After decades of living and working in America, Chris Lowndes returns to Britain after the death of his wife. He buys a large isolated property in Yorkshire and finds it was the site of a murder almost sixty years earlier. Previous resident, Grace Fox was hanged for poisoning her husband.

Lowndes becomes increasingly interested in the story as he finds connections between himself and the accused murderer and starts to investigate her story.

At first I found it hard going. The story is told in the first person by a character I initially found difficult to care about. I think I was annoyed about his life of privilege: able to move across the world to a large house with an interesting history, and able to indulge in various passions with no immediate need to earn a living. However I accepted that he needed that kind of background to give him the time and money to carry out his research into the life and death of Grace Fox.
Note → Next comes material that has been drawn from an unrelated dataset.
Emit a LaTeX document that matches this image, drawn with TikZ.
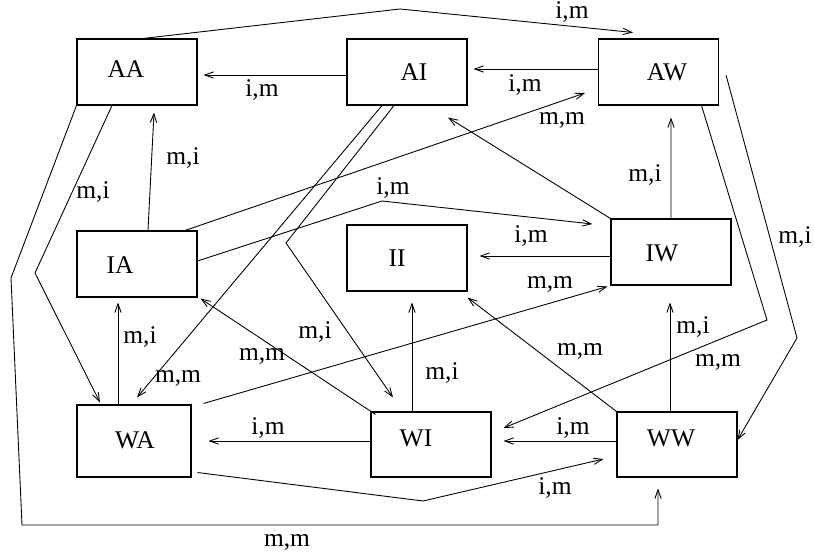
\documentclass[tikz,border=0pt]{standalone}
\usepackage{fontspec}
\setmainfont{Liberation Serif}
\usetikzlibrary{arrows.meta,calc}
\begin{document}
\begin{tikzpicture}[x=0.02cm,y=-0.02cm,font=\fontsize{14.5}{17}\selectfont]

\tikzstyle{block} = [
	draw, rectangle, line width=0.6pt, inner sep=0pt,
	minimum width=2.4cm, minimum height=1.32cm ];
\tikzstyle{plain} = [draw=none,fill=none,inner sep=0pt];
\tikzstyle{edge} = [line width=0.5pt,-{Straight Barb[length=5pt,width=3.6pt]}];
\useasboundingbox (0,0) rectangle (815,560);

\node[block] (aa) at (137,72) {};
\node[block] (ai) at (407,72) {};
\node[block] (aw) at (658.5,72) {};
\node[block] (ia) at (137,264) {};
\node[block] (ii) at (407,258) {};
\node[block] (iw) at (671,252) {};
\node[block,minimum width=2.28cm,minimum height=1.44cm] (wa) at (134,441) {};
\node[block,minimum height=1.3cm] (wi) at (431,444.5) {};
\node[block,minimum height=1.3cm] (ww) at (677,444.5) {};

\node[plain] (aat) at (126,69) {AA};
\node[plain] (ait) at (414,72) {AI};
\node[plain] (awt) at (667,72) {AW};
\node[plain] (iat) at (120,265) {IA};
\node[plain] (iit) at (397,258) {II};
\node[plain] (iwt) at (662,253) {IW};
\node[plain] (wat) at (135,440) {WA};
\node[plain] (wit) at (416,438) {WI};
\node[plain] (wwt) at (671,438) {WW};

% bends
\coordinate (b1) at (400,9);
\coordinate (b2) at (35,273);
\coordinate (b3) at (11,278);
\coordinate (b4) at (22,525);
\coordinate (b5) at (658,525);
\coordinate (b6) at (382,201);
\coordinate (b7) at (286,243);
\coordinate (b8) at (767,320);
\coordinate (b9) at (797,338);
\coordinate (b10) at (423,501);

\draw[edge] ($(aa.north)+(6,0)$) -- (b1) -- ($(aw.north)+(-25.5,-6)$);
\draw[edge] ($(ai.west)+(0,3)$) -- ($(aa.east)+(6,3)$);
\draw[edge] ($(aw.west)+(0,-3)$) -- ($(ai.east)+(6,-3)$);
\draw[edge] ($(ia.north)+(11,0)$) -- ($(aa.south)+(17,7)$);
\draw[edge] ($(aa.south)+(-25,0)$) -- (b2) -- ($(wa.north)+(-34,-2)$);
\draw[edge] (aa.south west) -- (b3) -- (b4) -- (b5) -- ($(ww.south)+(-19,11)$);
\draw[edge] ($(ia.north)+(48,0)$) -- ($(aw.west)+(-13,21)$);
\draw[edge] (iw.north west) -- ($(ai.south)+(41,12)$);
\draw[edge] ($(ia.east)+(0,-3)$) -- (b6) -- ($(iw.west)+(-18,-28)$);
\draw[edge] (iw.north) -- ($(aw.south)+(12.5,12)$);
\draw[edge] ($(iw.west)+(0,4)$) -- ($(ii.east)+(12,-2)$);
\draw[edge] ($(wa.north east)+(12,-1)$) -- ($(iw.south west)+(-3,1)$);
\draw[edge] ($(wa.north)+(-16,0)$) -- ($(ia.south)+(-19,5)$);
\draw[edge] ($(wi.north west)+(5,3)$) -- ($(ia.south east)+(3,1)$);
\draw[edge] ($(ai.south)+(-25,0)$) -- ($(wa.north)+(3,-7)$);
\draw[edge] ($(ai.south)+(-13,0)$) -- (b7) -- ($(wi.north)+(-38,-14)$);
\draw[edge] ($(wi.north)+(-19,0)$) -- ($(ii.south)+(5,11)$);
\draw[edge] (ww.north west) -- ($(ii.south east)+(0,6)$);
\draw[edge] ($(ww.north)+(-7,0)$) -- ($(iw.south)+(-1,17)$);
\draw[edge] ($(aw.south)+(43,0)$) -- (b8) -- ($(wi.east)+(12,-16.5)$);
\draw[edge] ($(aw.east)+(7,3)$) -- (b9) -- ($(ww.east)+(0,-4.5)$);
\draw[edge] ($(wi.west)+(0,-3.5)$) -- ($(wa.east)+(17,0)$);
\draw[edge] ($(ww.west)+(0,-3.5)$) -- ($(wi.east)+(12,-3.5)$);
\draw[edge] ($(wa.south east)+(6,-5)$) -- (b10) -- ($(ww.west)+(-13,14.5)$);

\node[plain] (l1) at (572,12) {i,m};
\node[plain] (l2) at (262,90) {i,m};
\node[plain] (l3) at (525,85) {i,m};
\node[plain] (l4) at (183,158) {m,i};
\node[plain] (l5) at (93,192) {m,i};
\node[plain] (l6) at (287,542) {m,m};
\node[plain] (l7) at (562,120) {m,m};
\node[plain] (l8) at (393,188) {i,m};
\node[plain] (l9) at (645,175) {m,i};
\node[plain] (l10) at (531,236) {i,m};
\node[plain] (l11) at (550,284) {m,m};
\node[plain] (l12) at (140,337) {m,i};
\node[plain] (l13) at (262,356) {m,m};
\node[plain] (l14) at (178,378) {m,m};
\node[plain] (l15) at (315,332) {m,i};
\node[plain] (l16) at (442,373) {m,i};
\node[plain] (l17) at (580,351) {m,m};
\node[plain] (l18) at (693,327) {m,i};
\node[plain] (l19) at (718,362) {m,m};
\node[plain] (l20) at (795,237) {m,i};
\node[plain] (l21) at (268,428) {i,m};
\node[plain] (l22) at (573,428) {i,m};
\node[plain] (l23) at (555,488) {i,m};

\end{tikzpicture}
\end{document}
Peter Robinson’s love of music is made clear in his DCI Banks books. Music pervades the stories, and many of his book titles are borrowed from songs. In Before the Poison Robinson goes to town with music references from a variety of genres, with his protagonist being a composer of film soundtracks whose life is accompanied by his wide ranging music collection. His profession also allows for many film references, especially the classic cinema of Britain as well as more well-known Hollywood films.

The music and film references evoke more than a hint of nostalgia and the inevitable loss that the passing of time produces.

All through my adolescence in Leeds, I had watched my favourite cinemas turned into bingo halls, carpet warehouses, Sikh temples or mosques – the Lyric, Lyceum, Clifton, Clock, Western, Crown and Palace, all gone. It seemed hardly a week went by without one of them disappearing for good.

But Lowndes’ investigations into the story of Grace Fox shows that the past can also be preserved, and what seemed lost can be rediscovered, whether through historical records, personal journals, or surviving friends and family members.
Utilising all of these he builds a picture of the unfolding tragic events that led to her death.